• AIM
Include the line containing "const tickValues = [0.7, 0.8, 0.9, 1.0];" and all lines before it, repeated exactly from the listing below, without pictures.

═════ SOURCE DATA

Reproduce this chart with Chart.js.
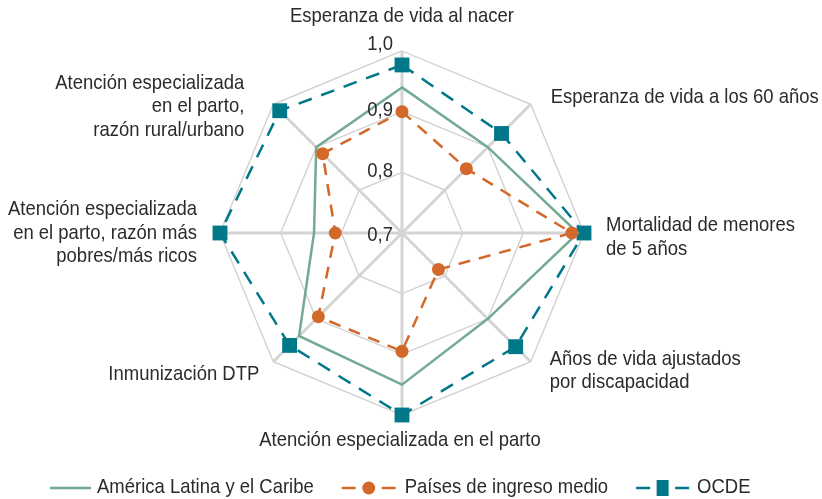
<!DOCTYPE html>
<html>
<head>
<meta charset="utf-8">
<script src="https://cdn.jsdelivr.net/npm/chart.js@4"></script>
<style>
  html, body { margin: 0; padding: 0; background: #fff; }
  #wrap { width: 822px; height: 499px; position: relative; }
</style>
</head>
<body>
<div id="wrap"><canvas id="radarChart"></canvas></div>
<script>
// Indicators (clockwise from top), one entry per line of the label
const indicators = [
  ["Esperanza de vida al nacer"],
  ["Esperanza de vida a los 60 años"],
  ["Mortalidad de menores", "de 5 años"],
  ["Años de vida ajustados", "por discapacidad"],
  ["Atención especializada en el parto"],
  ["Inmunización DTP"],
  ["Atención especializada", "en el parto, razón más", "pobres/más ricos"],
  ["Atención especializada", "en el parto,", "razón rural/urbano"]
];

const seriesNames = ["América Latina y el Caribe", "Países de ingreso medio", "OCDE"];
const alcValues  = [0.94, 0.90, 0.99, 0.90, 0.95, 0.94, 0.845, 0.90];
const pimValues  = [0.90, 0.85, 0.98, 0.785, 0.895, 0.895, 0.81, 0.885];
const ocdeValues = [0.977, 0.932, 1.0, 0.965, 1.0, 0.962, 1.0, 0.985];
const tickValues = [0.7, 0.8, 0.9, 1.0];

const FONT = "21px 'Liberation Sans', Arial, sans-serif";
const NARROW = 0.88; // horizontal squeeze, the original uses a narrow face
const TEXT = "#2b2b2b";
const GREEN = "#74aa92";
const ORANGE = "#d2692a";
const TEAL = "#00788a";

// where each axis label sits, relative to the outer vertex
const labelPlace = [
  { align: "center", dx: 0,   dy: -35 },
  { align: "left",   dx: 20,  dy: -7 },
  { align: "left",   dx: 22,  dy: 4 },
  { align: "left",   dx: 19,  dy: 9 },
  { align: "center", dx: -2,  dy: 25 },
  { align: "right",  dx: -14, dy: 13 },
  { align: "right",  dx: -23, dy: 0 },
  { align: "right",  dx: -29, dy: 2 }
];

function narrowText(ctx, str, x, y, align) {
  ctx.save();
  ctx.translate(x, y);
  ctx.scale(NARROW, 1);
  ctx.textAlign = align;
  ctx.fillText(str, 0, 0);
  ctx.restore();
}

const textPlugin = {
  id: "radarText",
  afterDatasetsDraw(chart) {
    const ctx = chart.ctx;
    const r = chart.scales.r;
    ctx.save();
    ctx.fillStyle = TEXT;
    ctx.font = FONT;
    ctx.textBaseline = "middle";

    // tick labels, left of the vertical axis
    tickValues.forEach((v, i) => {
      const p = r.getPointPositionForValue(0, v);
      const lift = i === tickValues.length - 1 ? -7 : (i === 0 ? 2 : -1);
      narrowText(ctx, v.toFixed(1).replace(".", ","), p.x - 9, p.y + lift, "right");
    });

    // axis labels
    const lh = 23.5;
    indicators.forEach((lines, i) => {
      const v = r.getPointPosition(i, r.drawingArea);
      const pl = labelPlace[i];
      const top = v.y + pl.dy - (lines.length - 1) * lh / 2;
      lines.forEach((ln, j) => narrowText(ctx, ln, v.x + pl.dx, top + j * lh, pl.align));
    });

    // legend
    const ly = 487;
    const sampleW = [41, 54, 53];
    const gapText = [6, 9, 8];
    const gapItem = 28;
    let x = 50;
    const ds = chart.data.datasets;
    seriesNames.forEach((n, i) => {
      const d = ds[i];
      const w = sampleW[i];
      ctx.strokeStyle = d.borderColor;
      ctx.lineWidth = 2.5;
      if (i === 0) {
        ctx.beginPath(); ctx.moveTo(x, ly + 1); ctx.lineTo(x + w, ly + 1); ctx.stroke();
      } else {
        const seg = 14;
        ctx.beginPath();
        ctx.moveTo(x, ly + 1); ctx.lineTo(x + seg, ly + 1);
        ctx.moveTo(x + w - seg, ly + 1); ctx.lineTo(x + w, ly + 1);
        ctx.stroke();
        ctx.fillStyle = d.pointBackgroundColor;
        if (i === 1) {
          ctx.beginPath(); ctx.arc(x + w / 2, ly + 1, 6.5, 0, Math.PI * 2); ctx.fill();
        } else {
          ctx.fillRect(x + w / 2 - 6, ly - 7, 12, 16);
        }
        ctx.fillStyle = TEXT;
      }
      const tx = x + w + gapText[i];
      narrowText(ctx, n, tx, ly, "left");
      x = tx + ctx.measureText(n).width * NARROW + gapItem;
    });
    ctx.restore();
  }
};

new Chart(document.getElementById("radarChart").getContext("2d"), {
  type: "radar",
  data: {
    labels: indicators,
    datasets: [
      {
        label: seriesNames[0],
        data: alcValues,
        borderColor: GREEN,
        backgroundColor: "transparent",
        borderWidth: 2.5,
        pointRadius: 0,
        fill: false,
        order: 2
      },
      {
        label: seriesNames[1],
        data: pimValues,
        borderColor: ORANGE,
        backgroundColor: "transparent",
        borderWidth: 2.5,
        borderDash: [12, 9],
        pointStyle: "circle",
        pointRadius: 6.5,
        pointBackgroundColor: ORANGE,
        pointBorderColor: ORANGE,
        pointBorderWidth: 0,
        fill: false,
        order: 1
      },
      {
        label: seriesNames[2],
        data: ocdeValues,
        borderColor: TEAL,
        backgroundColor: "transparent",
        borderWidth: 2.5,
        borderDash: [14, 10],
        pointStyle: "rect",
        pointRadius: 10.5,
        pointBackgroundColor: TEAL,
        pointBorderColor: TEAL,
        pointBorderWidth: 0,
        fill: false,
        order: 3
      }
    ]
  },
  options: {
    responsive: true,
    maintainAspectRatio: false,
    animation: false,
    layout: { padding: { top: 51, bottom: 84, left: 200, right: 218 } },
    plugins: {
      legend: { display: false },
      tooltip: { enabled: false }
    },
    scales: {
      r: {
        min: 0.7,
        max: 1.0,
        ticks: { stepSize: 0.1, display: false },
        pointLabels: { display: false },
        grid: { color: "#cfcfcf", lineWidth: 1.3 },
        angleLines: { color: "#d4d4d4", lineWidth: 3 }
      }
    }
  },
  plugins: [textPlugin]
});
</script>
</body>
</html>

══════════

• EXPECTED ANSWER
Reproduce this chart with Chart.js.
<!DOCTYPE html>
<html>
<head>
<meta charset="utf-8">
<script src="https://cdn.jsdelivr.net/npm/chart.js@4"></script>
<style>
  html, body { margin: 0; padding: 0; background: #fff; }
  #wrap { width: 822px; height: 499px; position: relative; }
</style>
</head>
<body>
<div id="wrap"><canvas id="radarChart"></canvas></div>
<script>
// Indicators (clockwise from top), one entry per line of the label
const indicators = [
  ["Esperanza de vida al nacer"],
  ["Esperanza de vida a los 60 años"],
  ["Mortalidad de menores", "de 5 años"],
  ["Años de vida ajustados", "por discapacidad"],
  ["Atención especializada en el parto"],
  ["Inmunización DTP"],
  ["Atención especializada", "en el parto, razón más", "pobres/más ricos"],
  ["Atención especializada", "en el parto,", "razón rural/urbano"]
];

const seriesNames = ["América Latina y el Caribe", "Países de ingreso medio", "OCDE"];
const alcValues  = [0.94, 0.90, 0.99, 0.90, 0.95, 0.94, 0.845, 0.90];
const pimValues  = [0.90, 0.85, 0.98, 0.785, 0.895, 0.895, 0.81, 0.885];
const ocdeValues = [0.977, 0.932, 1.0, 0.965, 1.0, 0.962, 1.0, 0.985];
const tickValues = [0.7, 0.8, 0.9, 1.0];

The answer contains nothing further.